▸ **Your objective**:
Retype each line exactly. Skip images.

▸ **Information supplied**:
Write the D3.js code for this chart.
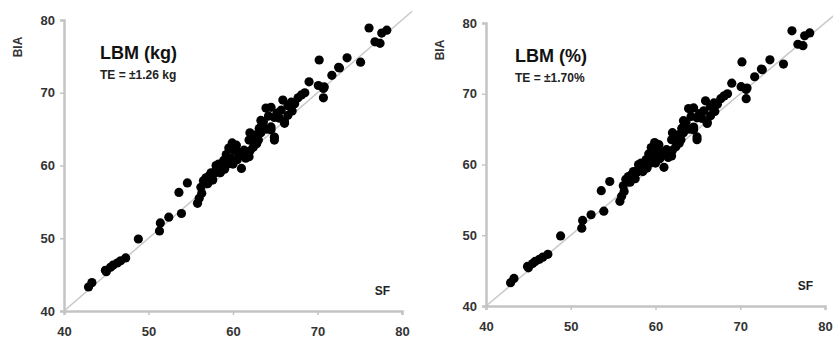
<!DOCTYPE html>
<html>
<head>
<meta charset="utf-8">
<script src="https://cdn.jsdelivr.net/npm/d3@7"></script>
<style>
  body { margin: 0; background: #fff; }
  svg { display: block; font-family: "Liberation Sans", Arial, sans-serif; }
</style>
</head>
<body>
<svg id="chart" width="833" height="343"></svg>
<script>
// SF (x) vs BIA (y) -- both panels show the same scatter
const sfValues = [
  42.9, 43.3, 44.9, 45.0, 45.5, 45.8, 46.3, 46.7, 47.3, 48.8,
  51.3, 51.4, 52.4, 53.9, 53.6, 54.6, 55.8, 56.0, 56.3, 56.5,
  56.8, 57.4, 57.2, 58.0, 57.8, 58.6, 58.3, 59.2, 59.5, 58.9,
  59.8, 59.5, 59.9, 60.1, 60.4, 61.0, 61.3, 61.0, 61.9, 62.4,
  61.9, 62.4, 62.7, 63.3, 63.1, 63.3, 63.6, 63.3, 64.5, 64.9,
  64.9, 64.5, 66.1, 66.1, 64.9, 66.5, 65.7, 63.9, 64.5, 65.9,
  66.9, 67.7, 68.1, 69.0, 70.1, 70.7, 70.7, 70.2, 71.7, 72.5,
  72.6, 73.5, 75.1, 76.1, 78.2, 77.6, 76.8, 77.4, 70.8, 57.0,
  56.2, 60.5, 62.0, 58.5, 65.5, 67.0, 68.5, 59.0, 60.0, 64.0,
  57.6, 61.5, 62.0, 63.0, 64.2, 65.2, 66.5, 67.3, 60.6, 59.2,
  58.0, 62.8
];
const biaValues = [
  43.3, 43.9, 45.6, 45.4, 46.0, 46.3, 46.6, 46.9, 47.3, 49.9,
  51.0, 52.1, 52.9, 53.4, 56.3, 57.6, 54.8, 55.5, 56.2, 57.9,
  58.3, 59.0, 58.6, 59.4, 58.9, 59.6, 60.2, 60.1, 60.3, 60.7,
  61.0, 62.4, 63.1, 62.1, 62.8, 61.4, 62.1, 59.6, 61.2, 62.5,
  63.5, 63.5, 64.2, 64.5, 65.1, 65.3, 66.0, 66.2, 64.9, 63.5,
  63.9, 65.3, 65.8, 66.0, 66.6, 66.9, 67.6, 67.9, 68.0, 69.0,
  68.7, 69.3, 69.7, 71.5, 71.0, 70.6, 69.3, 74.5, 72.4, 73.5,
  73.4, 74.8, 74.2, 78.9, 78.6, 78.2, 77.0, 76.8, 70.8, 57.5,
  57.0, 60.8, 62.0, 59.0, 66.5, 67.5, 70.0, 59.5, 60.2, 65.0,
  58.0, 61.0, 64.5, 63.5, 66.8, 67.2, 68.2, 68.5, 61.8, 61.5,
  60.0, 63.0
];
const tickValues = [40, 50, 60, 70, 80];
const panelTitles = ['LBM (kg)', 'LBM (%)'];
const panelErrors = ['TE = \u00b11.26 kg', 'TE = \u00b11.70%'];
const xAxisName = 'SF';
const yAxisName = 'BIA';

const svg = d3.select('#chart');
const axisColor = '#c4c4c4';

const panels = [
  {left: 64, right: 402, top: 20, bottom: 311, labelX: 18, titleX: 100},
  {left: 486, right: 825, top: 23, bottom: 306, labelX: 440, titleX: 515}
];

panels.forEach(function (p, i) {
  const x = d3.scaleLinear().domain([40, 80]).range([p.left, p.right]);
  const y = d3.scaleLinear().domain([40, 80]).range([p.bottom, p.top]);
  const g = svg.append('g');

  // identity line
  g.append('line')
    .attr('x1', x(40)).attr('y1', y(40))
    .attr('x2', x(81.2)).attr('y2', y(81.2))
    .attr('stroke', '#c8c8c8').attr('stroke-width', 1.5);

  const xAxis = g.append('g')
    .attr('transform', 'translate(0,' + p.bottom + ')')
    .call(d3.axisBottom(x).tickValues(tickValues).tickSize(4).tickPadding(12));
  const yAxis = g.append('g')
    .attr('transform', 'translate(' + p.left + ',0)')
    .call(d3.axisLeft(y).tickValues(tickValues).tickSize(4).tickPadding(5));

  [xAxis, yAxis].forEach(function (a) {
    a.select('.domain').attr('stroke', axisColor).attr('stroke-width', 2.5);
    a.selectAll('.tick line').attr('stroke', axisColor).attr('stroke-width', 1.5);
    a.selectAll('.tick text')
      .attr('fill', '#333')
      .attr('font-size', 13)
      .attr('font-weight', 'bold')
      .attr('font-family', '"Liberation Sans", Arial, sans-serif');
  });

  g.selectAll('circle')
    .data(sfValues.map(function (v, k) { return [v, biaValues[k]]; }))
    .enter().append('circle')
    .attr('cx', function (d) { return x(d[0]); })
    .attr('cy', function (d) { return y(d[1]); })
    .attr('r', 4.6)
    .attr('fill', '#000');

  g.append('text')
    .attr('x', p.titleX).attr('y', p.top + 39)
    .attr('font-size', 18).attr('font-weight', 'bold')
    .attr('fill', '#111')
    .text(panelTitles[i]);

  g.append('text')
    .attr('x', p.titleX).attr('y', p.top + 59)
    .attr('font-size', 12).attr('font-weight', 'bold')
    .attr('fill', '#222')
    .text(panelErrors[i]);

  g.append('text')
    .attr('x', x(80) - 12).attr('y', p.bottom - 16)
    .attr('text-anchor', 'end')
    .attr('font-size', 12).attr('font-weight', 'bold')
    .attr('fill', '#222')
    .text(xAxisName);

  g.append('text')
    .attr('transform', 'translate(' + (p.labelX + 4) + ',' + (p.top + 27) + ') rotate(-90)')
    .attr('text-anchor', 'middle')
    .attr('font-size', 12).attr('font-weight', 'bold')
    .attr('fill', '#333')
    .text(yAxisName);
});
</script>
</body>
</html>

▸ **Answer for this exercise**:
Write the D3.js code for this chart.
<!DOCTYPE html>
<html>
<head>
<meta charset="utf-8">
<script src="https://cdn.jsdelivr.net/npm/d3@7"></script>
<style>
  body { margin: 0; background: #fff; }
  svg { display: block; font-family: "Liberation Sans", Arial, sans-serif; }
</style>
</head>
<body>
<svg id="chart" width="833" height="343"></svg>
<script>
// SF (x) vs BIA (y) -- both panels show the same scatter
const sfValues = [
  42.9, 43.3, 44.9, 45.0, 45.5, 45.8, 46.3, 46.7, 47.3, 48.8,
  51.3, 51.4, 52.4, 53.9, 53.6, 54.6, 55.8, 56.0, 56.3, 56.5,
  56.8, 57.4, 57.2, 58.0, 57.8, 58.6, 58.3, 59.2, 59.5, 58.9,
  59.8, 59.5, 59.9, 60.1, 60.4, 61.0, 61.3, 61.0, 61.9, 62.4,
  61.9, 62.4, 62.7, 63.3, 63.1, 63.3, 63.6, 63.3, 64.5, 64.9,
  64.9, 64.5, 66.1, 66.1, 64.9, 66.5, 65.7, 63.9, 64.5, 65.9,
  66.9, 67.7, 68.1, 69.0, 70.1, 70.7, 70.7, 70.2, 71.7, 72.5,
  72.6, 73.5, 75.1, 76.1, 78.2, 77.6, 76.8, 77.4, 70.8, 57.0,
  56.2, 60.5, 62.0, 58.5, 65.5, 67.0, 68.5, 59.0, 60.0, 64.0,
  57.6, 61.5, 62.0, 63.0, 64.2, 65.2, 66.5, 67.3, 60.6, 59.2,
  58.0, 62.8
];
const biaValues = [
  43.3, 43.9, 45.6, 45.4, 46.0, 46.3, 46.6, 46.9, 47.3, 49.9,
  51.0, 52.1, 52.9, 53.4, 56.3, 57.6, 54.8, 55.5, 56.2, 57.9,
  58.3, 59.0, 58.6, 59.4, 58.9, 59.6, 60.2, 60.1, 60.3, 60.7,
  61.0, 62.4, 63.1, 62.1, 62.8, 61.4, 62.1, 59.6, 61.2, 62.5,
  63.5, 63.5, 64.2, 64.5, 65.1, 65.3, 66.0, 66.2, 64.9, 63.5,
  63.9, 65.3, 65.8, 66.0, 66.6, 66.9, 67.6, 67.9, 68.0, 69.0,
  68.7, 69.3, 69.7, 71.5, 71.0, 70.6, 69.3, 74.5, 72.4, 73.5,
  73.4, 74.8, 74.2, 78.9, 78.6, 78.2, 77.0, 76.8, 70.8, 57.5,
  57.0, 60.8, 62.0, 59.0, 66.5, 67.5, 70.0, 59.5, 60.2, 65.0,
  58.0, 61.0, 64.5, 63.5, 66.8, 67.2, 68.2, 68.5, 61.8, 61.5,
  60.0, 63.0
];
const tickValues = [40, 50, 60, 70, 80];
const panelTitles = ['LBM (kg)', 'LBM (%)'];
const panelErrors = ['TE = \u00b11.26 kg', 'TE = \u00b11.70%'];
const xAxisName = 'SF';
const yAxisName = 'BIA';

const svg = d3.select('#chart');
const axisColor = '#c4c4c4';

const panels = [
  {left: 64, right: 402, top: 20, bottom: 311, labelX: 18, titleX: 100},
  {left: 486, right: 825, top: 23, bottom: 306, labelX: 440, titleX: 515}
];

panels.forEach(function (p, i) {
  const x = d3.scaleLinear().domain([40, 80]).range([p.left, p.right]);
  const y = d3.scaleLinear().domain([40, 80]).range([p.bottom, p.top]);
  const g = svg.append('g');

  // identity line
  g.append('line')
    .attr('x1', x(40)).attr('y1', y(40))
    .attr('x2', x(81.2)).attr('y2', y(81.2))
    .attr('stroke', '#c8c8c8').attr('stroke-width', 1.5);

  const xAxis = g.append('g')
    .attr('transform', 'translate(0,' + p.bottom + ')')
    .call(d3.axisBottom(x).tickValues(tickValues).tickSize(4).tickPadding(12));
  const yAxis = g.append('g')
    .attr('transform', 'translate(' + p.left + ',0)')
    .call(d3.axisLeft(y).tickValues(tickValues).tickSize(4).tickPadding(5));

  [xAxis, yAxis].forEach(function (a) {
    a.select('.domain').attr('stroke', axisColor).attr('stroke-width', 2.5);
    a.selectAll('.tick line').attr('stroke', axisColor).attr('stroke-width', 1.5);
    a.selectAll('.tick text')
      .attr('fill', '#333')
      .attr('font-size', 13)
      .attr('font-weight', 'bold')
      .attr('font-family', '"Liberation Sans", Arial, sans-serif');
  });

  g.selectAll('circle')
    .data(sfValues.map(function (v, k) { return [v, biaValues[k]]; }))
    .enter().append('circle')
    .attr('cx', function (d) { return x(d[0]); })
    .attr('cy', function (d) { return y(d[1]); })
    .attr('r', 4.6)
    .attr('fill', '#000');

  g.append('text')
    .attr('x', p.titleX).attr('y', p.top + 39)
    .attr('font-size', 18).attr('font-weight', 'bold')
    .attr('fill', '#111')
    .text(panelTitles[i]);

  g.append('text')
    .attr('x', p.titleX).attr('y', p.top + 59)
    .attr('font-size', 12).attr('font-weight', 'bold')
    .attr('fill', '#222')
    .text(panelErrors[i]);

  g.append('text')
    .attr('x', x(80) - 12).attr('y', p.bottom - 16)
    .attr('text-anchor', 'end')
    .attr('font-size', 12).attr('font-weight', 'bold')
    .attr('fill', '#222')
    .text(xAxisName);

  g.append('text')
    .attr('transform', 'translate(' + (p.labelX + 4) + ',' + (p.top + 27) + ') rotate(-90)')
    .attr('text-anchor', 'middle')
    .attr('font-size', 12).attr('font-weight', 'bold')
    .attr('fill', '#333')
    .text(yAxisName);
});
</script>
</body>
</html>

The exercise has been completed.